Another experts pointed to the high reserve prices in certain towns which have added to the woes of the participating bidders. “Take for example the reserve price of channel in Kozhikode at Rs 7.02 crore. Money can’t be made by anyone even if this is the winning bid. Similar is the plight in Tirupati where the reserve price in Rs 4.5 crore. If only about half the channels are won by operators at the end of this first round of auctions, then the government should review its FM-III policy. No one is here to do charity,” said a technical expert on FM radio stations who advices leading players.

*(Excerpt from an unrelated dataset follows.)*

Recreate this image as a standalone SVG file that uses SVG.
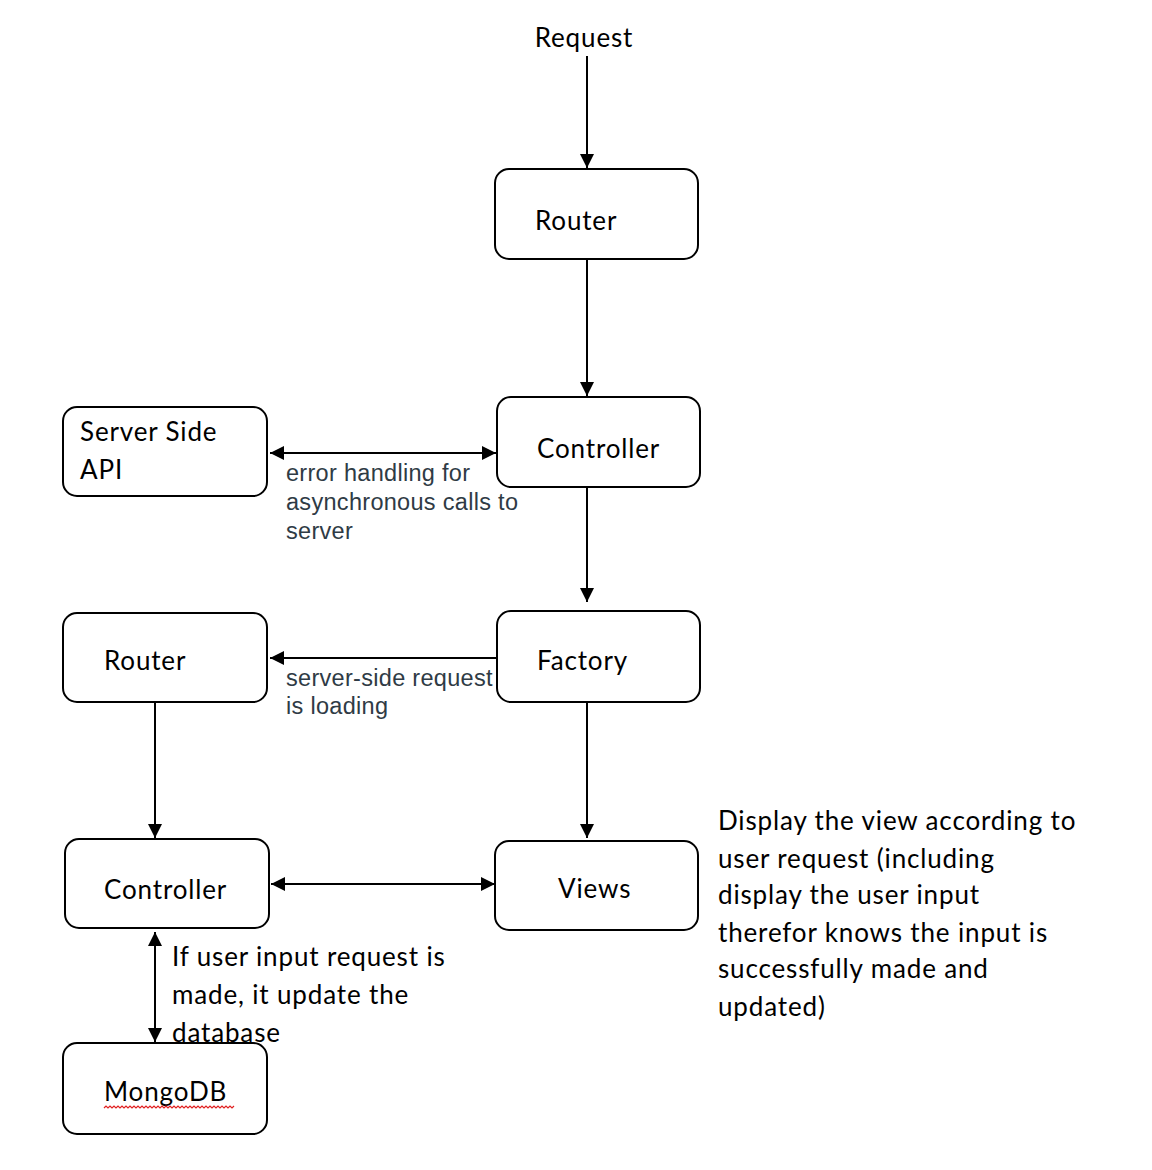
<svg xmlns="http://www.w3.org/2000/svg" width="1152" height="1170" viewBox="0 0 1152 1170">
<style>
.box{fill:#fff;stroke:#000;stroke-width:2}
.t{font-family:Lato,"Open Sans","Liberation Sans",sans-serif;font-size:26px;letter-spacing:0.85px;fill:#000}
.lbl{font-family:"Liberation Sans",Arial,sans-serif;font-size:23.5px;letter-spacing:0.3px;fill:#2f3b45}
.ln{stroke:#000;stroke-width:2;fill:none}
</style>
<defs>
<marker id="ah" viewBox="0 0 10 10" refX="10" refY="5" markerWidth="14" markerHeight="14" markerUnits="userSpaceOnUse" orient="auto-start-reverse">
<path d="M0,0 L10,5 L0,10 z" fill="#000"/>
</marker>
</defs>
<rect width="1152" height="1170" fill="#fff"/>
<g id="connectors">
<line class="ln" x1="587" y1="56" x2="587" y2="168" marker-end="url(#ah)"/>
<line class="ln" x1="587" y1="260" x2="587" y2="396" marker-end="url(#ah)"/>
<line class="ln" x1="270" y1="453" x2="496" y2="453" marker-start="url(#ah)" marker-end="url(#ah)"/>
<line class="ln" x1="587" y1="488" x2="587" y2="602" marker-end="url(#ah)"/>
<line class="ln" x1="497" y1="658" x2="270" y2="658" marker-end="url(#ah)"/>
<line class="ln" x1="155" y1="703" x2="155" y2="838" marker-end="url(#ah)"/>
<line class="ln" x1="587" y1="703" x2="587" y2="838" marker-end="url(#ah)"/>
<line class="ln" x1="271" y1="884" x2="495" y2="884" marker-start="url(#ah)" marker-end="url(#ah)"/>
<line class="ln" x1="155" y1="932" x2="155" y2="1042" marker-start="url(#ah)" marker-end="url(#ah)"/>
</g>
<g id="request"><text class="t" x="584" y="47" text-anchor="middle">Request</text></g>
<g id="router1"><rect class="box" x="495" y="169" width="203" height="90" rx="14"/><text class="t" x="535" y="230">Router</text></g>
<g id="controller1"><rect class="box" x="497" y="397" width="203" height="90" rx="14"/><text class="t" x="537" y="458">Controller</text></g>
<g id="serverapi"><rect class="box" x="63" y="407" width="204" height="89" rx="14"/><text class="t" x="80" y="441">Server Side</text><text class="t" x="80" y="479">API</text></g>
<g id="label-error"><text class="lbl" x="286" y="481">error handling for</text><text class="lbl" x="286" y="510">asynchronous calls to</text><text class="lbl" x="286" y="539">server</text></g>
<g id="factory"><rect class="box" x="497" y="611" width="203" height="91" rx="14"/><text class="t" x="537" y="670">Factory</text></g>
<g id="router2"><rect class="box" x="63" y="613" width="204" height="89" rx="14"/><text class="t" x="104" y="670">Router</text></g>
<g id="label-loading"><text class="lbl" x="286" y="686">server-side request</text><text class="lbl" x="286" y="714">is loading</text></g>
<g id="controller2"><rect class="box" x="65" y="839" width="204" height="89" rx="14"/><text class="t" x="104" y="899">Controller</text></g>
<g id="views"><rect class="box" x="495" y="841" width="203" height="89" rx="14"/><text class="t" x="558" y="898">Views</text></g>
<g id="mongodb"><rect class="box" x="63" y="1043" width="204" height="91" rx="14"/><text class="t" x="104" y="1101">MongoDB</text>
<path d="M104,1108 l2,-2 l2,2 l2,-2 l2,2 l2,-2 l2,2 l2,-2 l2,2 l2,-2 l2,2 l2,-2 l2,2 l2,-2 l2,2 l2,-2 l2,2 l2,-2 l2,2 l2,-2 l2,2 l2,-2 l2,2 l2,-2 l2,2 l2,-2 l2,2 l2,-2 l2,2 l2,-2 l2,2 l2,-2 l2,2 l2,-2 l2,2 l2,-2 l2,2 l2,-2 l2,2 l2,-2 l2,2 l2,-2 l2,2 l2,-2 l2,2 l2,-2 l2,2 l2,-2 l2,2 l2,-2 l2,2 l2,-2 l2,2 l2,-2 l2,2 l2,-2 l2,2 l2,-2 l2,2 l2,-2 l2,2 l2,-2 l2,2 l2,-2 l2,2 l2,-2" fill="none" stroke="#e02020" stroke-width="1.2"/></g>
<g id="label-db"><text class="t" x="172" y="966">If user input request is</text><text class="t" x="172" y="1004">made, it update the</text><text class="t" x="172" y="1042">database</text></g>
<g id="label-views"><text class="t" x="718" y="830">Display the view according to</text><text class="t" x="718" y="868">user request (including</text><text class="t" x="718" y="904">display the user input</text><text class="t" x="718" y="942">therefor knows the input is</text><text class="t" x="718" y="978">successfully made and</text><text class="t" x="718" y="1016">updated)</text></g>
</svg>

According to a media analysts who tracks the radio industry, current bidders have put their money on established markets like Delhi, Mumbai, Bangalore, Chennai, Pune etc. “Compared to a reserve price of Rs 31.42 crore set for the lone channel available in Delhi, today it is worth Rs 144 crore and counting. Mumbai’s reserve price before auctions was Rs 35 crore. Today it is Rs 93 crore and counting. These numbers are very high but bidding is on. Clearly, the focus is on established markets,” the analyst said.
Cities like Dhule, Gorakhpur, Gulbarga, Lucknow, Aligarh, and Jhansi are said to be among the 28 towns where the reserve price fixed before the auctions continues to be the price even after 40 rounds of clock auctions where the cumulative bids have crossed Rs 1,000 crore as against the cumulative reserve price of Rs 407 crore. Additionally, the government will get around Rs 1,600 crore as the renewal fees from the existing 245 FM Stations who will also be a part of the third-phase.
“Operating FM stations in some cities for the winners may become unviable at the current rates. Creating scarcity and then calling for bidding is clearly a flawed idea which could have been rectified. Had there been 5 channels available in Delhi or Mumbai, things would have been different,” says a senior executive in a leading FM brand.